One might wonder what caused this subtle change, but perhaps it was careful consideration of the fact that the unfortunate Mr. Abbot was missing for approximately two weeks before being found. Presumably, if he had somehow fallen into Lake Ontario and drowned early on in the two week period, he would most likely have been found much sooner than he was. While Lake Ontario is a big place, big enough to lose a body in, it is also a busy place. This might suggest that he met his end prior to ending up in Lake Ontario, and thus, an autopsy might lead to conclusions that his death was something other than “a very tragic missing person’s case.”
But if it was not just another “very tragic missing person’s case,” then what might it be? There’s a pattern that Mr. Abbot fits, and it’s here:
Abbott was a vice president and one of 16 people on the institutional equities desk at Morgan Stanley’s Canadian wealth-management division.

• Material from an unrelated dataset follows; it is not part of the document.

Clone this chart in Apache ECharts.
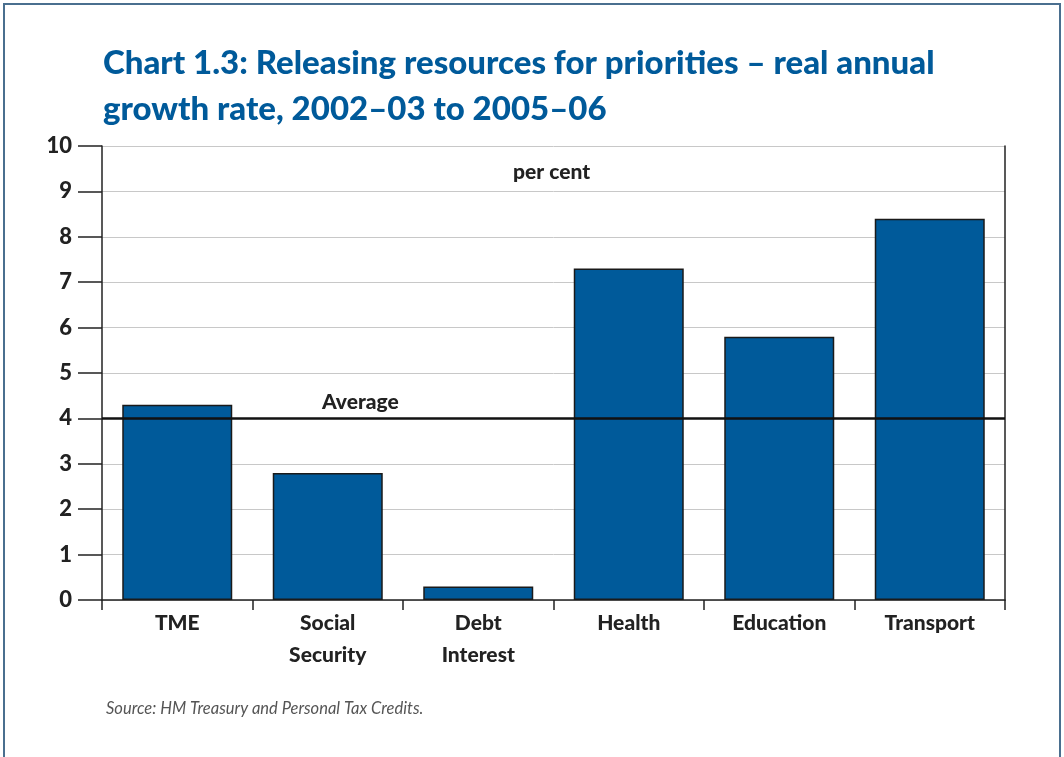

He joined the New York-based bank in 2010, following jobs at Toronto-based brokerage Blackmont Capital Inc. and Research Capital Corp.
“He was larger than life, a very gregarious guy, very well liked by clients,” Laura Adams, head of Morgan Stanley’s Canadian equity-distribution business, said Tuesday in a telephone interview. “He was just a super guy.”
Abbott’s clients included mutual funds, pension plans, hedge funds and banks, according to Adams, who hired Abbott and was his manager.
“Clients really enjoyed working with him, he was well liked and had a very strong network across Bay Street,” Adams said. “He just worked really hard and had a great work ethic.”
One part of that pattern fits many of the other strange bankers’ deaths that we have blogged about on this website, namely, Mr. Abbot was a respected co-worker, very professional, and well-liked, and, apparently, a very moral and ethical man. This pattern we have seen before, as mystified family and friends are at a loss to explain why their loved ones would commit “suicide”(or rather, as we suspect in many cases, have been suicided). This factor is, I submit, an important one in whatever pattern may be emerging in these suspicious deaths, for it connotes invididuals who, if they were to encounter data or activities in conflict with their principles, might be constrained to report it or otherwise bring it to the attention of authorities, either within their own corporate structures, or within their respective national governments.
And here Mr. Abbot fits yet another pattern that seems to be repeated in these deaths, namely, he was in a position to encounter such data and/or activities in the first place. In this respect, Mr. Abbot had access to data concerning “institutional equities, mutual funds, pension plans, hedge funds, and banks.” This conglomeration would have put him into a position to see, perhaps, aggregate financial activity of a suspicious nature. In this, he joins a growing list of suspicious deaths that would seem to indicate that someone, somewhere, is trying to conceal something. The question is, what?
Here my “high octane speculation” differs somewhat with that of others who have covered these stories, in that I do not think these banker deaths have anything to do with scenarios of “immanent collapse” of the western financial system. At least, not in the conventional sense. Rather, I think they might have everything to do with people who might have discovered significant evidence for the existence of what I have called a “hidden system of finance,” one put into place after World War Two to fund both massive and long term covert operations projects, and massive and long term black projects research projects. Additionally, one might assume that in uncovering evidence of such a system, people in the position of Mr. Abbot might have gained peculiar insight into the actual day-to-day detailed functioning of such a system. As such, they would pose a threat not only to that system, but to national security, if they threatened to expose it. But even here one is left with something of a mystery: why go to all the trouble of murdering so many bankers under such increasingly suspicious circumstances, thereby drawing further attention to something that one would presumably want to keep entirely out of the public’s eye? Why not simply “threaten” or “warn” such people into silence? Unless, of course, they already had been so warned.
In the end, we are left with more questions than answers, but, as the list grows, the pattern outlined above becomes clearer, with each addition confirming its broad outlines. And with the mention, in Mr. Abbot’s case, of institutional equities and hedge funds, the possibility of my “high octane speculation” being perhaps the motivation behind these deaths would seem to have been ratcheted up considerably.